Иван Алексеевич с недоумением и некоторым любопытством воззрился на супругу. Бахраху, который случился при сем диспуте, даже показалось, что Иван Алексеевич пробормотал одну из своих — весьма многочисленных! — пословиц:
— Умница, как попова курица!
Если он действительно произнес такие слова, то это было не совсем вежливо. Но ведь и Вера Николаевна с точки зрения «высшего этикета», с незапамятных времен установившегося в бунинском доме, тоже была излишне смела.
Во всяком случае, Иван Алексеевич после этого неожиданного выпада не сразу пришел в себя. Бахрах не без любопытства ждал, чем завершится эта сцена. Тем более что свидетелями колкости Веры Николаевны стали остальные обитатели дома — Галина, Магда и вернувшийся после курса лечения Леонид Зуров.
Но Иван Алексеевич, верный себе, быстро нашелся. Он широко улыбнулся и с чувством поцеловал Вере Николаевне руку.
— Браво, мадам, браво! У вас прекрасная память. И меня можно укорить еще больше: эту поэму я опубликовал у Брюсова, которого позже окрестил «архивариусом».
И, не выходя из шутливо-патетического тона, обвел взглядом домочадцев:
— Братие и сестры! Если из вас есть кто без греха, то по обычаю древних иудеев побейте меня камениями!
Все дружно расхохотались, и обстановка моментально разрядилась.
— Иван Алексеевич, миленький, расскажите нам о Брюсове! — детским простодушным голосом попросила Галина.
— Очень просим! — присоединились к ней Магда и Зуров.
Бунин совсем развеселился:
— Ну, право, вы совсем как малые ребята. Заберутся на полати и просят деда сказку рассказать. Хорошо, расскажу вам, ребята, не сказку, но истинную быль.

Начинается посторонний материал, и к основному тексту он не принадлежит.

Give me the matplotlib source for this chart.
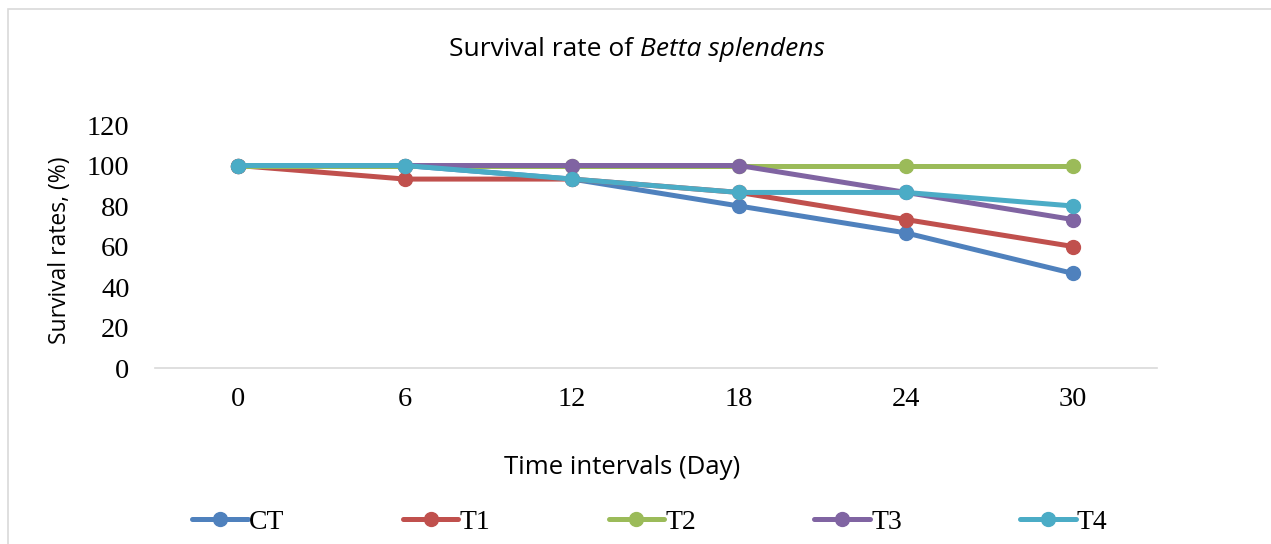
import numpy as np
import matplotlib.pyplot as plt
from matplotlib.patches import Rectangle

# survival data (%)
days = ['0', '6', '12', '18', '24', '30']
ct = [100, 100, 93.3, 80, 66.7, 46.7]
t1 = [100, 93.3, 93.3, 86.7, 73.3, 60]
t2 = [100, 100, 100, 100, 100, 100]
t3 = [100, 100, 100, 100, 86.7, 73.3]
t4 = [100, 100, 93.3, 86.7, 86.7, 80]

names = ['CT', 'T1', 'T2', 'T3', 'T4']
colors = ['#4F81BD', '#C0504D', '#9BBB59', '#8064A2', '#4BACC6']

serif = ['Liberation Serif', 'DejaVu Serif']
sans = ['Open Sans', 'DejaVu Sans']

fig = plt.figure(figsize=(12.71, 5.44), dpi=100)
# light chart-area frame
fig.patches.append(Rectangle((8 / 1271, -0.05), 1.1, (544 - 9) / 544 + 0.05,
                             transform=fig.transFigure, fill=False,
                             edgecolor='#D9D9D9', linewidth=1.2))

ax = fig.add_axes([0.1216, 0.3235, 0.7884, 0.4467])
x = np.arange(len(days))
for vals, name, c in zip([ct, t1, t2, t3, t4], names, colors):
    ax.plot(x, vals, '-o', color=c, lw=3.6, markersize=10, label=name,
            solid_capstyle='round')

ax.set_xlim(-0.5, len(days) - 0.5)
ax.set_ylim(0, 120)
ax.set_yticks(range(0, 121, 20))
ax.set_xticks(x)
ax.set_xticklabels(days)
for lab in ax.get_xticklabels() + ax.get_yticklabels():
    lab.set_family(serif)
    lab.set_fontsize(20.5)
    lab.set_color('#000000')
ax.tick_params(length=0)
ax.tick_params(axis='x', pad=14)
ax.tick_params(axis='y', pad=18)
for s in ['top', 'right', 'left']:
    ax.spines[s].set_visible(False)
ax.spines['bottom'].set_color('#D9D9D9')
ax.spines['bottom'].set_linewidth(1.2)

fig.text(640 / 1271, 1 - 50 / 544, 'Survival rate of ', family=sans,
         fontsize=19, ha='right', va='center')
fig.text(640 / 1271, 1 - 50 / 544, 'Betta splendens', family=sans,
         fontsize=19, ha='left', va='center', style='italic')
fig.text(60 / 1271, 1 - 250 / 544, 'Survival rates, (%)', family=sans,
         fontsize=16.5, rotation=90, ha='center', va='center')
fig.text(622 / 1271, 1 - 467 / 544, 'Time intervals (Day)', family=sans,
         fontsize=18.5, ha='center', va='center')

leg = fig.legend(loc='center', bbox_to_anchor=(650 / 1271, 22 / 544), ncol=5,
                 frameon=False, prop={'family': serif, 'size': 20},
                 handlelength=2.0, handletextpad=0.05, columnspacing=4.25,
                 numpoints=1)

fig.savefig('out.png', dpi=100)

Пройдясь по столовой из угла в угол, Бунин начал:
— В девяносто пятом году, когда я считался еще начинающим и только-только обзаводился литературными связями, имя Брюсова, бывшего на три года моложе меня, получило уже некоторый резонанс. Он успел напечатать свой первый лирический сборник, который назвал с изяществом цирюльника «Chef-d' ceuvre» — «Шедевры». Ни больше ни меньше!
Мы как-то с Бальмонтом гуляли по Москве, оказались на Трубной площади. Он вдруг вспомнил:
— Боже мой, ведь тут рядом живет юный гений — Валерий Брюсов! Пошли к нему. Познакомимся.
Почему бы и нет, подумалось мне. А вслух я произнес:
— Познакомиться с поэтом, которого критика осыпает площадной бранью, весьма любопытно.
Мы направились к дому его отца, вместе с которым жил молодой, но уже успевший шокировать литературную критику поэт, Отец был солидным купцом, торговал пробкой, а дом оказался хотя и небольшим, но весьма толстостенным двухэтажным особняком с цветочками в горшках, тесно расположившимися на подоконниках, с высокими, закрытыми на замок воротами и злой собакой во дворе. Но в тот день, кроме этих цветочков, мы ничего не увидели. Выяснилось, что молодого хозяина нет дома.
— Жаль, тогда мы оставим Валерию Яковлевичу послание! — вздохнул мой спутник. И он тут же написал несколько слов.
Это было недели за две до нового года, 1896-го. На следующий день Константин Дмитриевич пришел ко мне и показал забавную записку: «Очень буду рад видеть Вас и Бунина, — он настоящий поэт, хотя и не символист». Меня этот покровительственный тон поэта, который только-только начинал и еще ходил в студенческой тужурке, весьма позабавил.
Снова поехали на Цветной бульвар. Снова забор с высокими воротами, лай пса и сам хозяин — молодой человек, широкоскулый, с гостинодворческой физиономией. Говорил, однако, этот гостинодворец весьма изысканно, высокопарно, отрывисто и несколько гнусаво. Настроен поэт был весьма воинственно:
— Наша эпоха — время радикальных, революционных перемен. Старую культуру долой, на свалку истории. Набат уже зовет! Всю старую литературу, воплотившую себя в миллионах томов обветшавшей литературы, — в огонь! На костры! Пример живой перед глазами — как Омар сжег Александрийскую библиотеку.